An Introduction to ‘Insufficient Armour’

This is a short, shitty video made on location in Derbyshire with bad equipment and a horrifically old version of iMovie over Christmas 2019, for an event that took place in Milan in January 2020, showcasing a book I was asked to contribute an essay to.

The cultured coven at NERO Editions have recently produced Insufficient Armour, a collaboration with Giorgio Di Salvo from United Standard, exploring prostheses and the augmented body.

I took the opportunity to write something explicit about the xenogothic. (A first, believe it or not.)

I’ll share more info about the final publication once it’s ready and available.

Transcript of the video after the jump…



Hi. My name is Matt Colquhoun. I’m coming to you from some witchy woods on a cold December afternoon in the north of England. 

This is a part of the world that many associate with the Gothic. Just over there you can see the Manchester skyline and there is a strong sense here, even today, that we’re on the outskirts of a new world, caught between two times with the future happening over there as the past mutates the natural landscape into something very different — but just as unusual — over here.

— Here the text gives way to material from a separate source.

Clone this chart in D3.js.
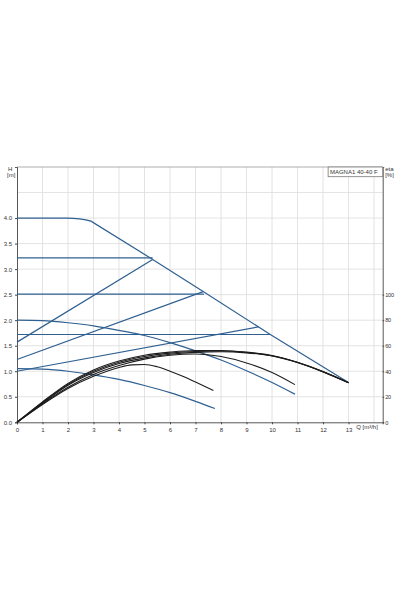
<!DOCTYPE html>
<html>
<head>
<meta charset="utf-8">
<script src="https://cdn.jsdelivr.net/npm/d3@7"></script>
<style>
    body { margin: 0; background: #fff; }
    .lbl-xs { font-family: "Liberation Sans", Arial, sans-serif; font-size: 6px; fill: #333; }
    .grid line { stroke: #dcdcdc; stroke-width: 0.8; }
</style>
</head>
<body>
<div id="chart"></div>
<script>
// Q in m3/h, H in m, eta in %
var qTicks = [0, 1, 2, 3, 4, 5, 6, 7, 8, 9, 10, 11, 12, 13];
var qGrid = [1, 2, 3, 4, 5, 6, 7, 8, 9, 10, 11, 12, 13, 14];
var hTicks = [0.0, 0.5, 1.0, 1.5, 2.0, 2.5, 3.0, 3.5, 4.0];
var hGrid = [0.5, 1.0, 1.5, 2.0, 2.5, 3.0, 3.5, 4.0, 4.5];
var etaTicks = [0, 20, 40, 60, 80, 100];
var pumpName = "MAGNA1 40-40 F";

var maxCurve = [[0, 4.0], [1.95, 4.0], [2.2, 3.995], [2.45, 3.985], [2.7, 3.965], [2.9, 3.94],
    [5.32, 3.19], [7.3, 2.56], [9.9, 1.73], [13, 0.78]];

// constant pressure: head, flow where it meets the max curve
var constHead = [3.22, 2.51, 1.72];
var constEnd = [5.32, 7.33, 9.93];

// proportional pressure: start head at Q=0, end point on max curve
var propStart = [1.57, 1.23, 1.0];
var propEndQ = [5.32, 7.3, 9.47];
var propEndH = [3.19, 2.56, 1.87];

var minCurve1 = [[0, 2.0], [1, 1.99], [2, 1.95], [3, 1.89], [4, 1.8], [5, 1.7], [6, 1.56],
    [7, 1.4], [8, 1.22], [9, 1.01], [10, 0.78], [10.9, 0.55]];
var minCurve2 = [[0, 1.05], [1, 1.04], [2, 1.0], [3, 0.93], [4, 0.84], [5, 0.72],
    [6, 0.58], [7, 0.41], [7.76, 0.27]];

var etaA = [[0, 0], [1, 14], [2, 26.5], [3, 36], [4, 43], [4.5, 45], [5, 45.3], [5.5, 43.5],
    [6, 40], [6.5, 36], [7, 31.5], [7.7, 25]];
var etaB = [[0, 0], [1, 14.5], [2, 27.5], [3, 37.5], [4, 44.5], [5, 49.5], [6, 52.5],
    [7, 53.5], [8, 51.5], [9, 46.5], [10, 39], [10.9, 29.5]];
var etaC = [[0, 0], [1, 16], [2, 30.5], [3, 41], [4, 48], [5, 52.5], [6, 55], [7, 56.3],
    [8, 56.3], [9, 55], [10, 52.3], [11, 47], [12, 39.8], [13, 31]];
var etaD = [[0, 0], [1, 15], [2, 29], [3, 39], [4, 46], [5, 50.5], [6, 53.3], [7, 54.8],
    [8, 55.3], [9, 54.4], [10, 52], [11, 46.8], [12, 39.5], [13, 31]];
var etaE = [[0, 0], [1, 15.5], [2, 29.8], [3, 40], [4, 47], [5, 51.5], [6, 54.2], [7, 55.5],
    [8, 55.8], [9, 54.7], [10, 52.1], [11, 46.9], [12, 39.6], [13, 31]];

var blue = "#2f6091";
var black = "#1c1c1c";

var margin = { top: 167, right: 12.3, bottom: 169.7, left: 17 };
var width = 395 - margin.left - margin.right;
var height = 592 - margin.top - margin.bottom;

var svg = d3.select("#chart").append("svg")
    .attr("width", 395)
    .attr("height", 592)
    .append("g")
    .attr("transform", "translate(" + margin.left + "," + margin.top + ")");

var x = d3.scaleLinear().domain([0, 14.34]).range([0, width]);
var y = d3.scaleLinear().domain([0, 5]).range([height, 0]);
var yEta = d3.scaleLinear().domain([0, 200]).range([height, 0]);

// grid
var grid = svg.append("g").attr("class", "grid");
grid.selectAll(".vg").data(qGrid).enter().append("line")
    .attr("x1", function(d) { return x(d); })
    .attr("x2", function(d) { return x(d); })
    .attr("y1", 0).attr("y2", height);
grid.selectAll(".hg").data(hGrid).enter().append("line")
    .attr("x1", 0).attr("x2", width)
    .attr("y1", function(d) { return y(d); })
    .attr("y2", function(d) { return y(d); });

svg.append("line")
    .attr("x1", 0).attr("x2", width)
    .attr("y1", 0).attr("y2", 0)
    .attr("stroke", "#999").attr("stroke-width", 0.8);

// axes
var xAxis = d3.axisBottom(x).tickValues(qTicks).tickSize(2).tickFormat(d3.format("d"));
var yAxis = d3.axisLeft(y).tickValues(hTicks).tickSize(2).tickFormat(d3.format(".1f"));
var etaAxis = d3.axisRight(yEta).tickValues(etaTicks).tickSize(1.5).tickPadding(1)
    .tickFormat(d3.format("d"));

[svg.append("g").attr("transform", "translate(0," + height + ")").call(xAxis),
 svg.append("g").call(yAxis),
 svg.append("g").attr("class", "eta-axis").attr("transform", "translate(" + width + ",0)").call(etaAxis)
].forEach(function(g) {
    g.select(".domain").attr("stroke", "#444").attr("stroke-width", 0.9);
    g.selectAll(".tick line").attr("stroke", "#444");
    g.selectAll(".tick text").attr("class", "lbl-xs").attr("font-size", null).attr("font-family", null);
});
svg.selectAll(".eta-axis .tick text").style("font-size", "5.6px").attr("letter-spacing", "-0.2");

svg.append("text").attr("class", "lbl-xs").attr("x", -9).attr("y", 3.5).text("H");
svg.append("text").attr("class", "lbl-xs").attr("x", -10).attr("y", 9.5).text("[m]");
svg.append("text").attr("class", "lbl-xs").attr("x", width + 2.5).attr("y", 4).text("eta");
svg.append("text").attr("class", "lbl-xs").attr("x", width + 2.5).attr("y", 10).text("[%]");
svg.append("text").attr("class", "lbl-xs").attr("x", x(13.3)).attr("y", height + 7).text("Q [m\u00b3/h]");

// pump name box
svg.append("rect")
    .attr("x", x(12.2)).attr("y", 0)
    .attr("width", width - x(12.2)).attr("height", 9.7)
    .attr("fill", "#fff").attr("stroke", "#777").attr("stroke-width", 0.8);
svg.append("text").attr("class", "lbl-xs")
    .attr("x", x(12.27)).attr("y", 6.6)
    .text(pumpName);

var line = d3.line()
    .x(function(d) { return x(d[0]); })
    .y(function(d) { return y(d[1]); })
    .curve(d3.curveMonotoneX);
var straight = d3.line()
    .x(function(d) { return x(d[0]); })
    .y(function(d) { return y(d[1]); });
var etaLine = d3.line()
    .x(function(d) { return x(d[0]); })
    .y(function(d) { return yEta(d[1]); })
    .curve(d3.curveMonotoneX);

var hq = [maxCurve];
constHead.forEach(function(h, i) { hq.push([[0, h], [constEnd[i], h]]); });
propStart.forEach(function(h, i) { hq.push([[0, h], [propEndQ[i], propEndH[i]]]); });

svg.selectAll(".hq").data(hq).enter().append("path")
    .attr("class", "hq")
    .attr("d", straight)
    .attr("fill", "none")
    .attr("stroke", blue)
    .attr("stroke-width", 1.2);

svg.selectAll(".hqmin").data([minCurve1, minCurve2]).enter().append("path")
    .attr("class", "hqmin")
    .attr("d", line)
    .attr("fill", "none")
    .attr("stroke", blue)
    .attr("stroke-width", 1.2);

svg.selectAll(".eta").data([etaA, etaB, etaD, etaE, etaC]).enter().append("path")
    .attr("class", "eta")
    .attr("d", etaLine)
    .attr("fill", "none")
    .attr("stroke", black)
    .attr("stroke-width", 1.1);
</script>
</body>
</html>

Standing here and looking out across the city, I’m left thinking about the drastic changes that occurred here during what we now refer to as the Industrial Revolution. Walking through these woods and hills, you often come across the ruins of former industries. Mills and factories and farms. Places where the lives of working people were revolutionised — some for the better and some for the worse — by the latest technologies of the day. Technologies that are often now redundant, their detritus littering the landscape and taking on the form of post-Gothic ruins.

But we’re also not far from Kinder Scout — the highest point of this landscape — where, in 1932, a group of ramblers and workers, organised by the Young Communist League, organised a mass trespass. It was reported that hundreds of working people and families from the local area came together to wilfully trespass on land that had been privatised under the Enclosures Act, restricting access to the natural world for working people in a deplorable hangover from English feudalism, the echoes of which were still felt long after the apparent revolution of capitalism.

I’m here for Christmas, visiting family and friends, but I also think there is no better place to introduce my essay to you today. My contribution to Insufficient Armour grew out from a quotation taken from Terry Eagleton’s 1990 book The Ideology of the Aesthetic, in which he describes aesthetics as a discourse born of the body — that is to say that the entire history of all our civilisational aesthetic sensibilities can be traced back to the beauty standards of what makes a “good” body. In the west, we may think first of the muscular statutes of Ancient Greece. Elsewhere, we can find fertility statues that celebrate the body parts deemed most essential to child rearing and reproduction. 

Today, such aesthetic standards are still lauded over us. They are modes of territorialisation, socially produced and individually internalised, bringing a fascistic and restrictive order to our bodies long before we can claim to have mastered them. However, it is my argument that the Gothic is an aesthetic mode that can provide us with a way out of this stultifying sense of ourselves. Indeed, so much so that it is not an aesthetic mode at all but a prosthetic mode, extending our conception of what our bodies can do in ways that make us imagine new bodies for ourselves and new worlds for them to inhabit. 

That is nowhere more clear that in this landscape, where natural beauty and body horror collide; where the buildings that deformed the bodies of so many men, women and children still stand, but also where something as simple as a walk up a hill can change the living conditions of a whole nation for generations to come. That is the central message of a Northern literary gothic tradition in this country. Although it is often buried under layers of horror and transgression, the message is one made most famous by Antonin Artaud and Gilles Deleuze: we don’t yet know what our bodies can do.